◆ **What you will do**
Leave out the pictures and reproduce all of the data exactly.

==== Source material

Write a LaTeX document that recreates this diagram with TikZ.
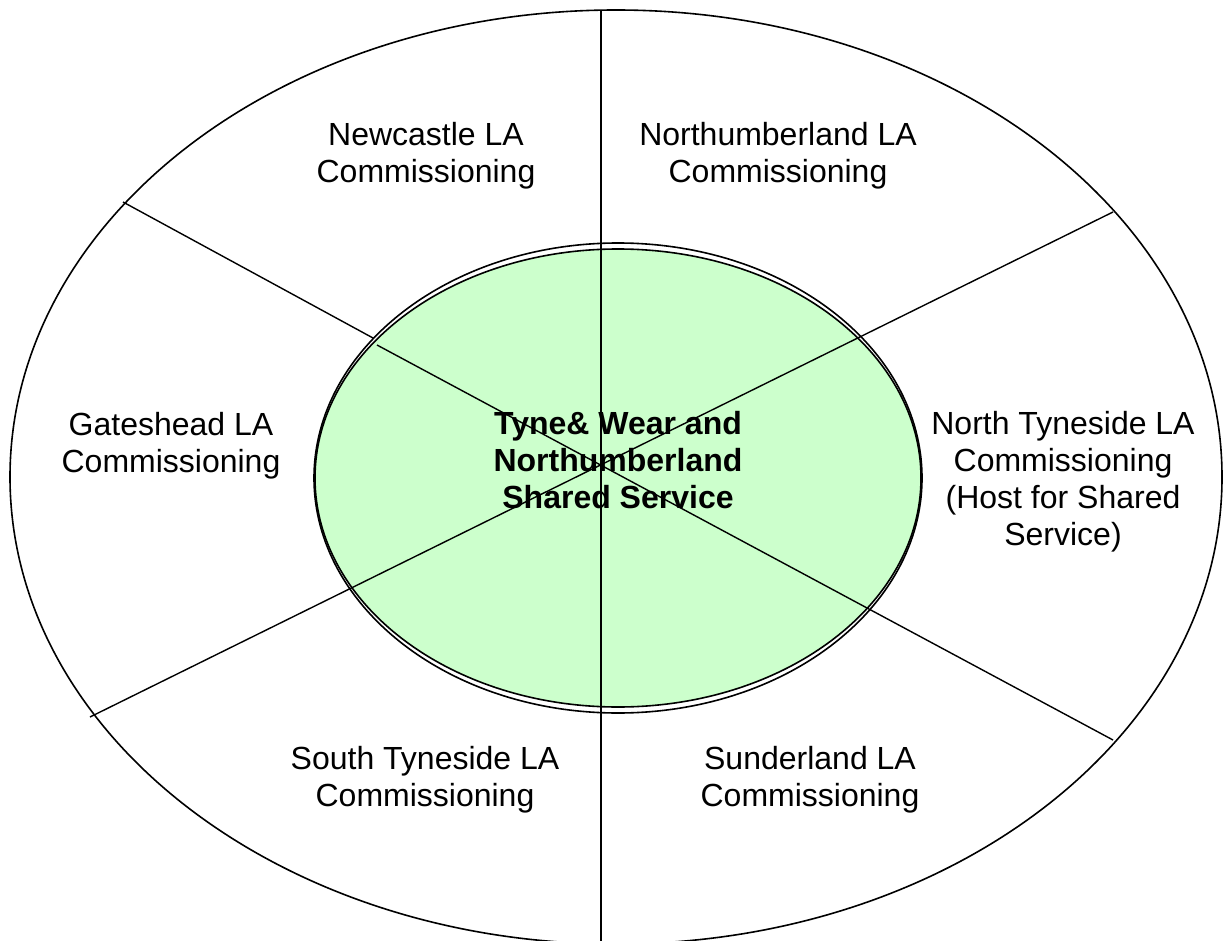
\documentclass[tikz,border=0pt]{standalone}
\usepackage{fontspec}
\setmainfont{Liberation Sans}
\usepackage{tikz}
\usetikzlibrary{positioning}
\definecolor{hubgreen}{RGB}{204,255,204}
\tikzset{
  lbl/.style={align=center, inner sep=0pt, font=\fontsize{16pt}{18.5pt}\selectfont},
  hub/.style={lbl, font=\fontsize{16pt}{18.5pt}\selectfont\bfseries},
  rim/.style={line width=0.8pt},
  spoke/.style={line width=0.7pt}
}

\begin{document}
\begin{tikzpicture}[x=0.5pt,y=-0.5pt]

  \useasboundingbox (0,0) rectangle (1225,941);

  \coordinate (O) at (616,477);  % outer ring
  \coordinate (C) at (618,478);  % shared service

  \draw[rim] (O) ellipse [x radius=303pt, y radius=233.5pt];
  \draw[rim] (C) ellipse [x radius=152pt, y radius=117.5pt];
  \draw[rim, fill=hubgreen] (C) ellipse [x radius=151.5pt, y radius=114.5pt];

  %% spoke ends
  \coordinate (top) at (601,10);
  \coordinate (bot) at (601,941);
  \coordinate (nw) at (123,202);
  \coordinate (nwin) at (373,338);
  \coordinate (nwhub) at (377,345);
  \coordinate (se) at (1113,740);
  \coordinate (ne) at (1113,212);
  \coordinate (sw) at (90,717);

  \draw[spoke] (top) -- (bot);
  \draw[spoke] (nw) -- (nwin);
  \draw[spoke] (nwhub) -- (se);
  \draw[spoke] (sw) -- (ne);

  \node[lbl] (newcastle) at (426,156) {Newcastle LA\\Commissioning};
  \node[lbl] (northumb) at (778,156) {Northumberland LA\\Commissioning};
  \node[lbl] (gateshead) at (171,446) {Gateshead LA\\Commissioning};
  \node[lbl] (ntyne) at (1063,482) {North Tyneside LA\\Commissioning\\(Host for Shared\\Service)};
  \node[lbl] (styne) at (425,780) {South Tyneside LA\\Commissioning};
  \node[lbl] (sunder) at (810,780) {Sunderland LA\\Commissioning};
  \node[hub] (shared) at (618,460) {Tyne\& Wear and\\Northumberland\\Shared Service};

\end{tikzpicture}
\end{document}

========

◆ **Final result**
Write a LaTeX document that recreates this diagram with TikZ.
\documentclass[tikz,border=0pt]{standalone}
\usepackage{fontspec}
\setmainfont{Liberation Sans}
\usepackage{tikz}
\usetikzlibrary{positioning}
\definecolor{hubgreen}{RGB}{204,255,204}
\tikzset{
  lbl/.style={align=center, inner sep=0pt, font=\fontsize{16pt}{18.5pt}\selectfont},
  hub/.style={lbl, font=\fontsize{16pt}{18.5pt}\selectfont\bfseries},
  rim/.style={line width=0.8pt},
  spoke/.style={line width=0.7pt}
}

\begin{document}
\begin{tikzpicture}[x=0.5pt,y=-0.5pt]

  \useasboundingbox (0,0) rectangle (1225,941);

  \coordinate (O) at (616,477);  % outer ring
  \coordinate (C) at (618,478);  % shared service

  \draw[rim] (O) ellipse [x radius=303pt, y radius=233.5pt];
  \draw[rim] (C) ellipse [x radius=152pt, y radius=117.5pt];
  \draw[rim, fill=hubgreen] (C) ellipse [x radius=151.5pt, y radius=114.5pt];

  %% spoke ends
  \coordinate (top) at (601,10);
  \coordinate (bot) at (601,941);
  \coordinate (nw) at (123,202);
  \coordinate (nwin) at (373,338);
  \coordinate (nwhub) at (377,345);
  \coordinate (se) at (1113,740);
  \coordinate (ne) at (1113,212);
  \coordinate (sw) at (90,717);

  \draw[spoke] (top) -- (bot);
  \draw[spoke] (nw) -- (nwin);
  \draw[spoke] (nwhub) -- (se);
  \draw[spoke] (sw) -- (ne);

  \node[lbl] (newcastle) at (426,156) {Newcastle LA\\Commissioning};
  \node[lbl] (northumb) at (778,156) {Northumberland LA\\Commissioning};
  \node[lbl] (gateshead) at (171,446) {Gateshead LA\\Commissioning};
  \node[lbl] (ntyne) at (1063,482) {North Tyneside LA\\Commissioning\\(Host for Shared\\Service)};
  \node[lbl] (styne) at (425,780) {South Tyneside LA\\Commissioning};
  \node[lbl] (sunder) at (810,780) {Sunderland LA\\Commissioning};
  \node[hub] (shared) at (618,460) {Tyne\& Wear and\\Northumberland\\Shared Service};

\end{tikzpicture}
\end{document}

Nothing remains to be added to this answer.